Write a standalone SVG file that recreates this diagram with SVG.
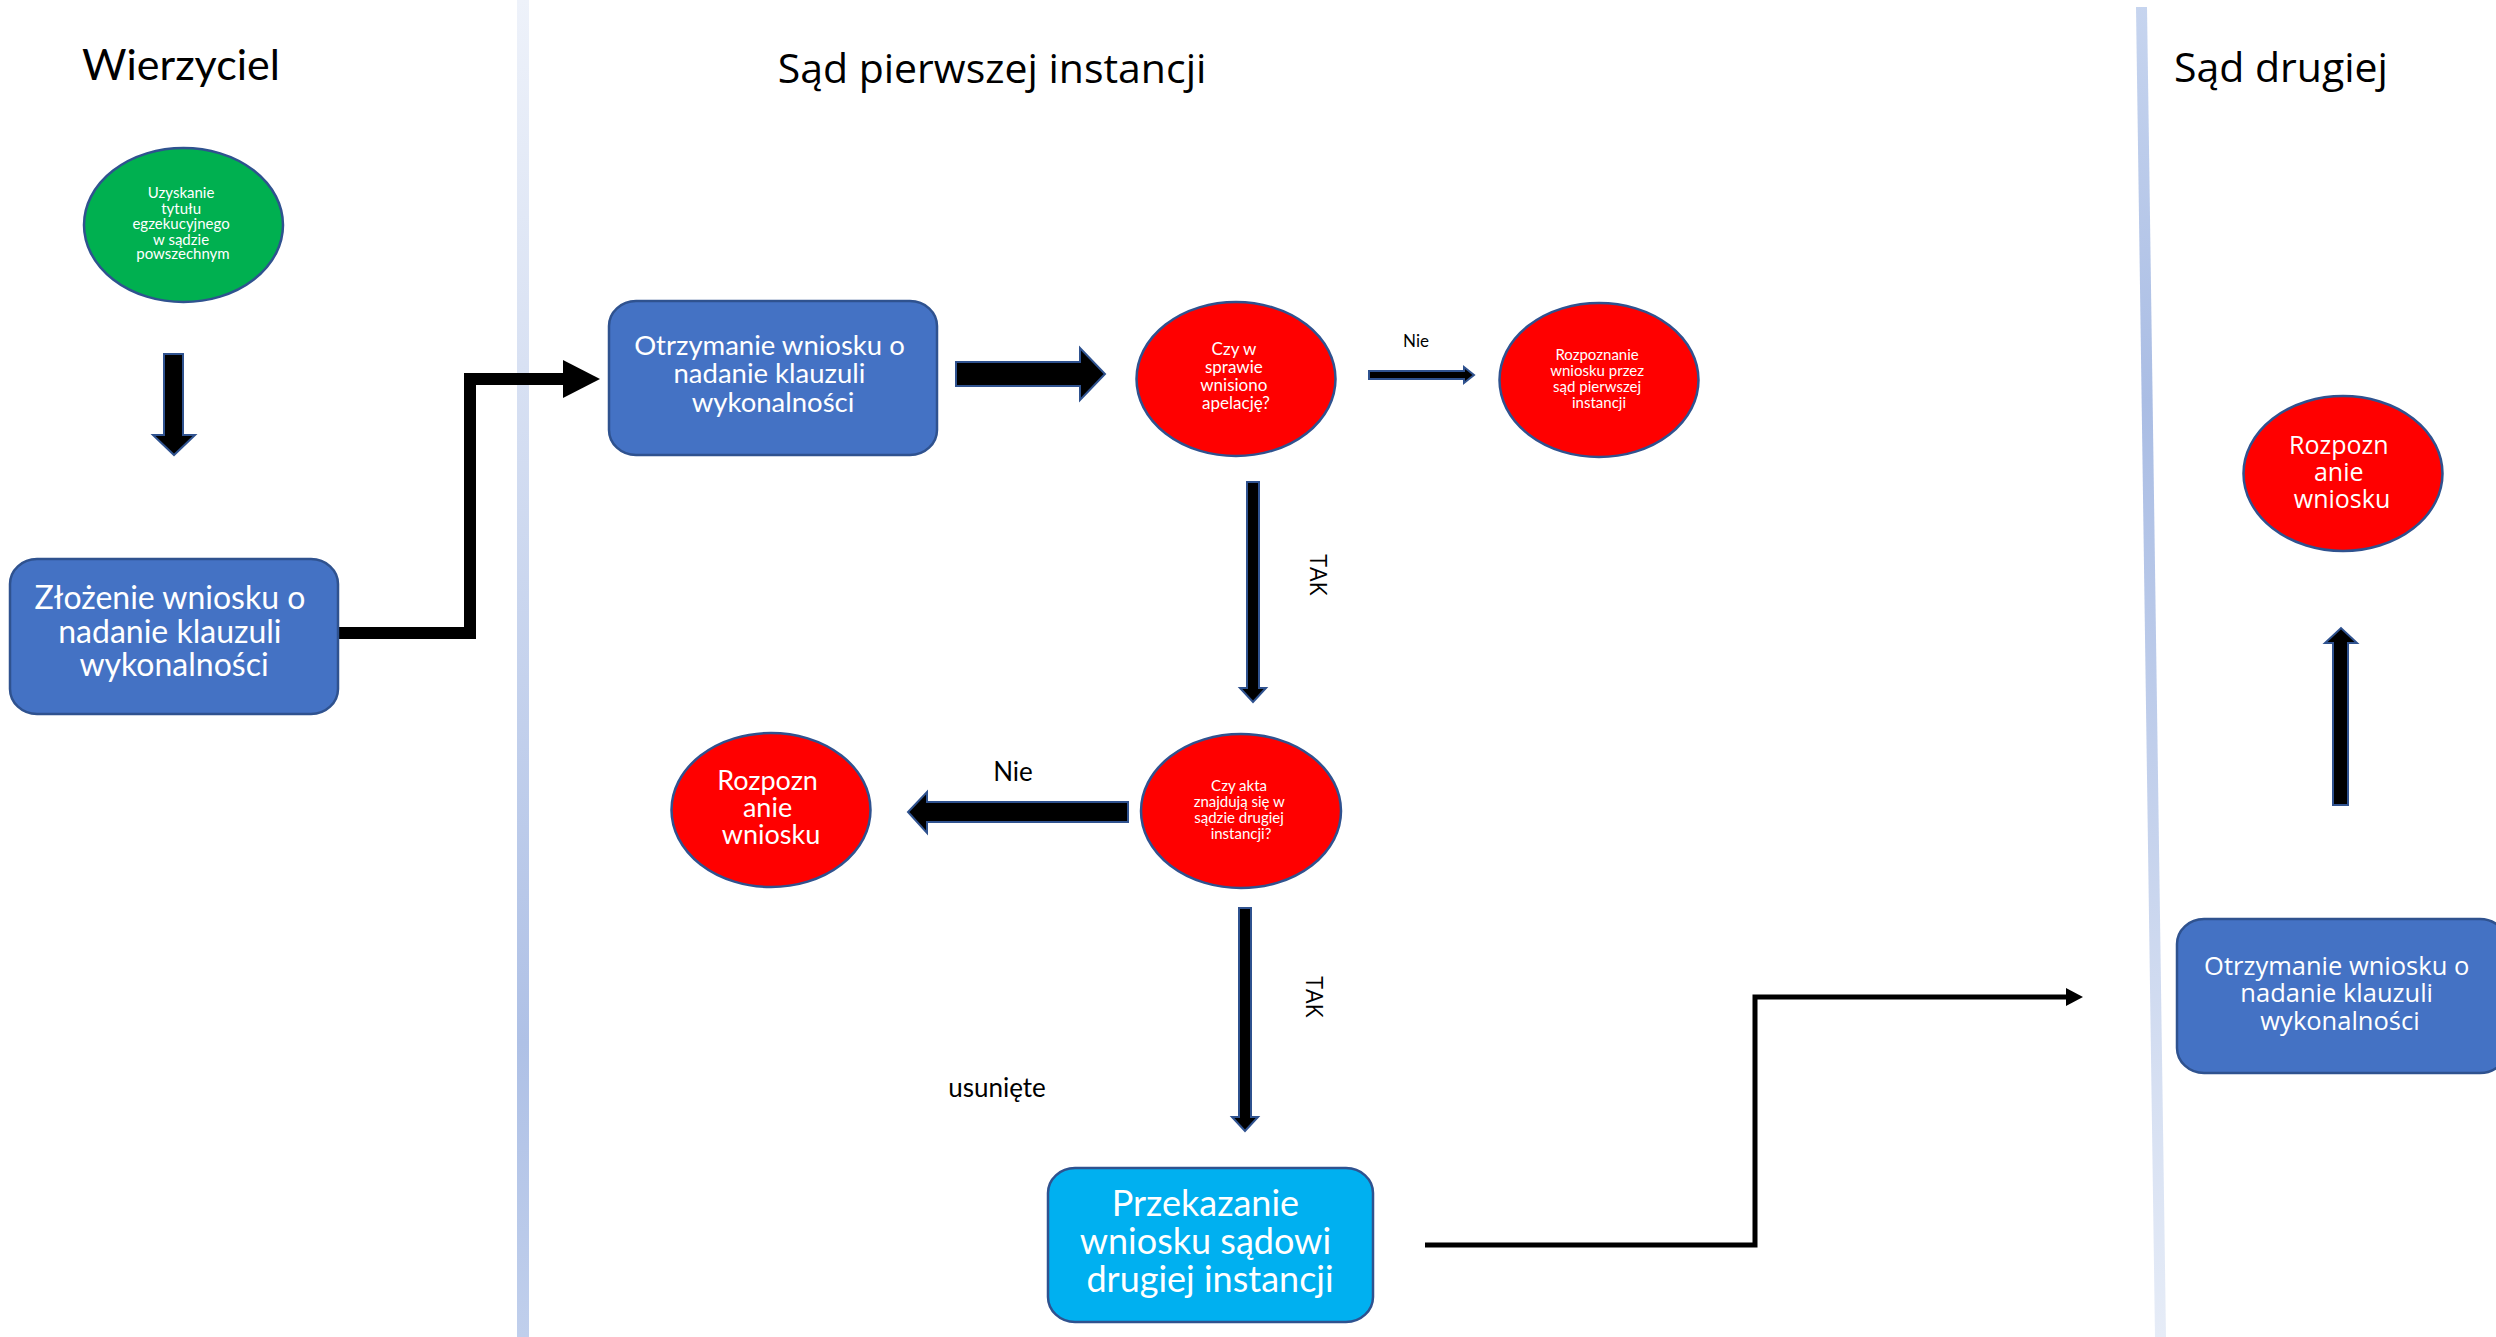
<svg xmlns="http://www.w3.org/2000/svg" width="2496" height="1337" viewBox="0 0 2496 1337">
<style>
.cal{font-family:Lato,"Liberation Sans",sans-serif}
.seg{font-family:"Open Sans","Noto Sans",sans-serif}
.w{fill:#fff}
.k{fill:#000}
.box{fill:#4472C4;stroke:#2F528F;stroke-width:2.5}
.red{fill:#FF0000;stroke:#2F528F;stroke-width:2.5}
.arr{fill:#000;stroke:#2F528F;stroke-width:2}
</style>
<defs>
<linearGradient id="lane1" gradientUnits="userSpaceOnUse" x1="0" y1="0" x2="0" y2="1337">
<stop offset="0" stop-color="#EEF2FA"/>
<stop offset="0.78" stop-color="#AFC1E6"/>
<stop offset="1" stop-color="#C0CFEC"/>
</linearGradient>
<linearGradient id="lane2" gradientUnits="userSpaceOnUse" x1="0" y1="0" x2="0" y2="1337">
<stop offset="0" stop-color="#C7D5EF"/>
<stop offset="0.3" stop-color="#AABDE4"/>
<stop offset="1" stop-color="#E6ECF7"/>
</linearGradient>
</defs>
<rect width="2496" height="1337" fill="#fff"/>

<g id="lanes">
<rect x="517" y="0" width="12" height="1337" fill="url(#lane1)"/>
<polygon points="2136,7 2147,7 2166,1337 2155,1337" fill="url(#lane2)"/>
<text class="cal k" x="181" y="80" font-size="43" text-anchor="middle">Wierzyciel</text>
<text class="seg k" x="992" y="83" font-size="41" text-anchor="middle">Sąd pierwszej instancji</text>
<text class="seg k" x="2174" y="82" font-size="41">Sąd drugiej</text>
</g>

<g id="connectors">
<path d="M338,633 H470 V379 H565" fill="none" stroke="#000" stroke-width="12"/>
<polygon points="563,360 600,379 563,398" fill="#000"/>
<path d="M1425,1245 H1755 V997 H2068" fill="none" stroke="#000" stroke-width="5"/>
<polygon points="2066,988 2083,997 2066,1006" fill="#000"/>
<polygon class="arr" points="164,354 183,354 183,435 195,435 174,455 153,435 164,435"/>
<polygon class="arr" points="956,362 1080,362 1080,348 1105,374 1080,400 1080,386 956,386"/>
<polygon class="arr" points="1369,371 1464,371 1464,367 1474,375 1464,383 1464,379 1369,379"/>
<polygon class="arr" points="1247,482 1259,482 1259,688 1266,688 1253,702 1240,688 1247,688"/>
<polygon class="arr" points="1128,802 927,802 927,792 908,812 927,833 927,822 1128,822"/>
<polygon class="arr" points="1239,908 1251,908 1251,1117 1258,1117 1245,1131 1232,1117 1239,1117"/>
<polygon class="arr" points="2333,805 2348,805 2348,643 2357,643 2341,628 2325,643 2333,643"/>
<text class="cal k" x="1416" y="347" font-size="17" text-anchor="middle">Nie</text>
<text class="cal k" x="1013" y="781" font-size="26" text-anchor="middle">Nie</text>
<text class="seg k" transform="translate(1310,575) rotate(90)" font-size="23" text-anchor="middle">TAK</text>
<text class="seg k" transform="translate(1306,997) rotate(90)" font-size="23" text-anchor="middle">TAK</text>
<text class="cal k" x="997" y="1097" font-size="26" text-anchor="middle">usunięte</text>
</g>

<g id="n-uzyskanie">
<ellipse cx="183.5" cy="225" rx="99.5" ry="77" fill="#00B050" stroke="#2F528F" stroke-width="2.5"/>
<text class="cal w" font-size="15" text-anchor="middle">
<tspan x="183" y="198">Uzyskanie</tspan>
<tspan x="183" y="213.5">tytułu</tspan>
<tspan x="183" y="229">egzekucyjnego</tspan>
<tspan x="183" y="244.5">w sądzie</tspan>
<tspan x="183" y="259">powszechnym</tspan>
</text>
</g>

<g id="n-zlozenie">
<rect class="box" x="10" y="559" width="328" height="155" rx="27" ry="25"/>
<text class="cal w" font-size="32" text-anchor="middle">
<tspan x="174" y="609">Złożenie wniosku o</tspan>
<tspan x="174" y="643">nadanie klauzuli</tspan>
<tspan x="174" y="676">wykonalności</tspan>
</text>
</g>

<g id="n-otrzymanie1">
<rect class="box" x="609" y="301" width="328" height="154" rx="27" ry="25"/>
<text class="cal w" font-size="27.5" text-anchor="middle">
<tspan x="773" y="355">Otrzymanie wniosku o</tspan>
<tspan x="773" y="383">nadanie klauzuli</tspan>
<tspan x="773" y="412">wykonalności</tspan>
</text>
</g>

<g id="n-apelacja">
<ellipse class="red" cx="1236" cy="379" rx="99.5" ry="77"/>
<text class="cal w" font-size="17" text-anchor="middle">
<tspan x="1236" y="355">Czy w</tspan>
<tspan x="1236" y="373">sprawie</tspan>
<tspan x="1236" y="391">wnisiono</tspan>
<tspan x="1236" y="409">apelację?</tspan>
</text>
</g>

<g id="n-rozpoznanie1">
<ellipse class="red" cx="1599" cy="380" rx="99.5" ry="77"/>
<text class="cal w" font-size="15" text-anchor="middle">
<tspan x="1599" y="360">Rozpoznanie</tspan>
<tspan x="1599" y="376">wniosku przez</tspan>
<tspan x="1599" y="392">sąd pierwszej</tspan>
<tspan x="1599" y="408">instancji</tspan>
</text>
</g>

<g id="n-akta">
<ellipse class="red" cx="1241" cy="811" rx="100" ry="77"/>
<text class="cal w" font-size="15" text-anchor="middle">
<tspan x="1241" y="791">Czy akta</tspan>
<tspan x="1241" y="807">znajdują się w</tspan>
<tspan x="1241" y="823">sądzie drugiej</tspan>
<tspan x="1241" y="839">instancji?</tspan>
</text>
</g>

<g id="n-rozpoznanie2">
<ellipse class="red" cx="771" cy="810" rx="99.5" ry="77"/>
<text class="cal w" font-size="27" text-anchor="middle">
<tspan x="771" y="790">Rozpozn</tspan>
<tspan x="771" y="817">anie</tspan>
<tspan x="771" y="844">wniosku</tspan>
</text>
</g>

<g id="n-przekazanie">
<rect x="1048" y="1168" width="325" height="154" rx="27" ry="25" fill="#00B0F0" stroke="#2F528F" stroke-width="2.5"/>
<text class="cal w" font-size="36" text-anchor="middle">
<tspan x="1210" y="1216">Przekazanie</tspan>
<tspan x="1210" y="1254">wniosku sądowi</tspan>
<tspan x="1210" y="1292">drugiej instancji</tspan>
</text>
</g>

<g id="n-rozpoznanie3">
<ellipse class="red" cx="2343" cy="473.5" rx="99.5" ry="77.5"/>
<text class="seg w" font-size="25" text-anchor="middle">
<tspan x="2342" y="454">Rozpozn</tspan>
<tspan x="2342" y="481">anie</tspan>
<tspan x="2342" y="508">wniosku</tspan>
</text>
</g>

<g id="n-otrzymanie2">
<rect class="box" x="2177" y="919" width="330" height="154" rx="27" ry="25"/>
<text class="seg w" font-size="25.5" text-anchor="middle">
<tspan x="2340" y="975">Otrzymanie wniosku o</tspan>
<tspan x="2340" y="1002">nadanie klauzuli</tspan>
<tspan x="2340" y="1030">wykonalności</tspan>
</text>
</g>
</svg>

# # # #

### What you need to do:
Copy all the lines of data exactly as they appear, dropping any images.

### Answer in full:
Write a standalone SVG file that recreates this diagram with SVG.
<svg xmlns="http://www.w3.org/2000/svg" width="2496" height="1337" viewBox="0 0 2496 1337">
<style>
.cal{font-family:Lato,"Liberation Sans",sans-serif}
.seg{font-family:"Open Sans","Noto Sans",sans-serif}
.w{fill:#fff}
.k{fill:#000}
.box{fill:#4472C4;stroke:#2F528F;stroke-width:2.5}
.red{fill:#FF0000;stroke:#2F528F;stroke-width:2.5}
.arr{fill:#000;stroke:#2F528F;stroke-width:2}
</style>
<defs>
<linearGradient id="lane1" gradientUnits="userSpaceOnUse" x1="0" y1="0" x2="0" y2="1337">
<stop offset="0" stop-color="#EEF2FA"/>
<stop offset="0.78" stop-color="#AFC1E6"/>
<stop offset="1" stop-color="#C0CFEC"/>
</linearGradient>
<linearGradient id="lane2" gradientUnits="userSpaceOnUse" x1="0" y1="0" x2="0" y2="1337">
<stop offset="0" stop-color="#C7D5EF"/>
<stop offset="0.3" stop-color="#AABDE4"/>
<stop offset="1" stop-color="#E6ECF7"/>
</linearGradient>
</defs>
<rect width="2496" height="1337" fill="#fff"/>

<g id="lanes">
<rect x="517" y="0" width="12" height="1337" fill="url(#lane1)"/>
<polygon points="2136,7 2147,7 2166,1337 2155,1337" fill="url(#lane2)"/>
<text class="cal k" x="181" y="80" font-size="43" text-anchor="middle">Wierzyciel</text>
<text class="seg k" x="992" y="83" font-size="41" text-anchor="middle">Sąd pierwszej instancji</text>
<text class="seg k" x="2174" y="82" font-size="41">Sąd drugiej</text>
</g>

<g id="connectors">
<path d="M338,633 H470 V379 H565" fill="none" stroke="#000" stroke-width="12"/>
<polygon points="563,360 600,379 563,398" fill="#000"/>
<path d="M1425,1245 H1755 V997 H2068" fill="none" stroke="#000" stroke-width="5"/>
<polygon points="2066,988 2083,997 2066,1006" fill="#000"/>
<polygon class="arr" points="164,354 183,354 183,435 195,435 174,455 153,435 164,435"/>
<polygon class="arr" points="956,362 1080,362 1080,348 1105,374 1080,400 1080,386 956,386"/>
<polygon class="arr" points="1369,371 1464,371 1464,367 1474,375 1464,383 1464,379 1369,379"/>
<polygon class="arr" points="1247,482 1259,482 1259,688 1266,688 1253,702 1240,688 1247,688"/>
<polygon class="arr" points="1128,802 927,802 927,792 908,812 927,833 927,822 1128,822"/>
<polygon class="arr" points="1239,908 1251,908 1251,1117 1258,1117 1245,1131 1232,1117 1239,1117"/>
<polygon class="arr" points="2333,805 2348,805 2348,643 2357,643 2341,628 2325,643 2333,643"/>
<text class="cal k" x="1416" y="347" font-size="17" text-anchor="middle">Nie</text>
<text class="cal k" x="1013" y="781" font-size="26" text-anchor="middle">Nie</text>
<text class="seg k" transform="translate(1310,575) rotate(90)" font-size="23" text-anchor="middle">TAK</text>
<text class="seg k" transform="translate(1306,997) rotate(90)" font-size="23" text-anchor="middle">TAK</text>
<text class="cal k" x="997" y="1097" font-size="26" text-anchor="middle">usunięte</text>
</g>

<g id="n-uzyskanie">
<ellipse cx="183.5" cy="225" rx="99.5" ry="77" fill="#00B050" stroke="#2F528F" stroke-width="2.5"/>
<text class="cal w" font-size="15" text-anchor="middle">
<tspan x="183" y="198">Uzyskanie</tspan>
<tspan x="183" y="213.5">tytułu</tspan>
<tspan x="183" y="229">egzekucyjnego</tspan>
<tspan x="183" y="244.5">w sądzie</tspan>
<tspan x="183" y="259">powszechnym</tspan>
</text>
</g>

<g id="n-zlozenie">
<rect class="box" x="10" y="559" width="328" height="155" rx="27" ry="25"/>
<text class="cal w" font-size="32" text-anchor="middle">
<tspan x="174" y="609">Złożenie wniosku o</tspan>
<tspan x="174" y="643">nadanie klauzuli</tspan>
<tspan x="174" y="676">wykonalności</tspan>
</text>
</g>

<g id="n-otrzymanie1">
<rect class="box" x="609" y="301" width="328" height="154" rx="27" ry="25"/>
<text class="cal w" font-size="27.5" text-anchor="middle">
<tspan x="773" y="355">Otrzymanie wniosku o</tspan>
<tspan x="773" y="383">nadanie klauzuli</tspan>
<tspan x="773" y="412">wykonalności</tspan>
</text>
</g>

<g id="n-apelacja">
<ellipse class="red" cx="1236" cy="379" rx="99.5" ry="77"/>
<text class="cal w" font-size="17" text-anchor="middle">
<tspan x="1236" y="355">Czy w</tspan>
<tspan x="1236" y="373">sprawie</tspan>
<tspan x="1236" y="391">wnisiono</tspan>
<tspan x="1236" y="409">apelację?</tspan>
</text>
</g>

<g id="n-rozpoznanie1">
<ellipse class="red" cx="1599" cy="380" rx="99.5" ry="77"/>
<text class="cal w" font-size="15" text-anchor="middle">
<tspan x="1599" y="360">Rozpoznanie</tspan>
<tspan x="1599" y="376">wniosku przez</tspan>
<tspan x="1599" y="392">sąd pierwszej</tspan>
<tspan x="1599" y="408">instancji</tspan>
</text>
</g>

<g id="n-akta">
<ellipse class="red" cx="1241" cy="811" rx="100" ry="77"/>
<text class="cal w" font-size="15" text-anchor="middle">
<tspan x="1241" y="791">Czy akta</tspan>
<tspan x="1241" y="807">znajdują się w</tspan>
<tspan x="1241" y="823">sądzie drugiej</tspan>
<tspan x="1241" y="839">instancji?</tspan>
</text>
</g>

<g id="n-rozpoznanie2">
<ellipse class="red" cx="771" cy="810" rx="99.5" ry="77"/>
<text class="cal w" font-size="27" text-anchor="middle">
<tspan x="771" y="790">Rozpozn</tspan>
<tspan x="771" y="817">anie</tspan>
<tspan x="771" y="844">wniosku</tspan>
</text>
</g>

<g id="n-przekazanie">
<rect x="1048" y="1168" width="325" height="154" rx="27" ry="25" fill="#00B0F0" stroke="#2F528F" stroke-width="2.5"/>
<text class="cal w" font-size="36" text-anchor="middle">
<tspan x="1210" y="1216">Przekazanie</tspan>
<tspan x="1210" y="1254">wniosku sądowi</tspan>
<tspan x="1210" y="1292">drugiej instancji</tspan>
</text>
</g>

<g id="n-rozpoznanie3">
<ellipse class="red" cx="2343" cy="473.5" rx="99.5" ry="77.5"/>
<text class="seg w" font-size="25" text-anchor="middle">
<tspan x="2342" y="454">Rozpozn</tspan>
<tspan x="2342" y="481">anie</tspan>
<tspan x="2342" y="508">wniosku</tspan>
</text>
</g>

<g id="n-otrzymanie2">
<rect class="box" x="2177" y="919" width="330" height="154" rx="27" ry="25"/>
<text class="seg w" font-size="25.5" text-anchor="middle">
<tspan x="2340" y="975">Otrzymanie wniosku o</tspan>
<tspan x="2340" y="1002">nadanie klauzuli</tspan>
<tspan x="2340" y="1030">wykonalności</tspan>
</text>
</g>
</svg>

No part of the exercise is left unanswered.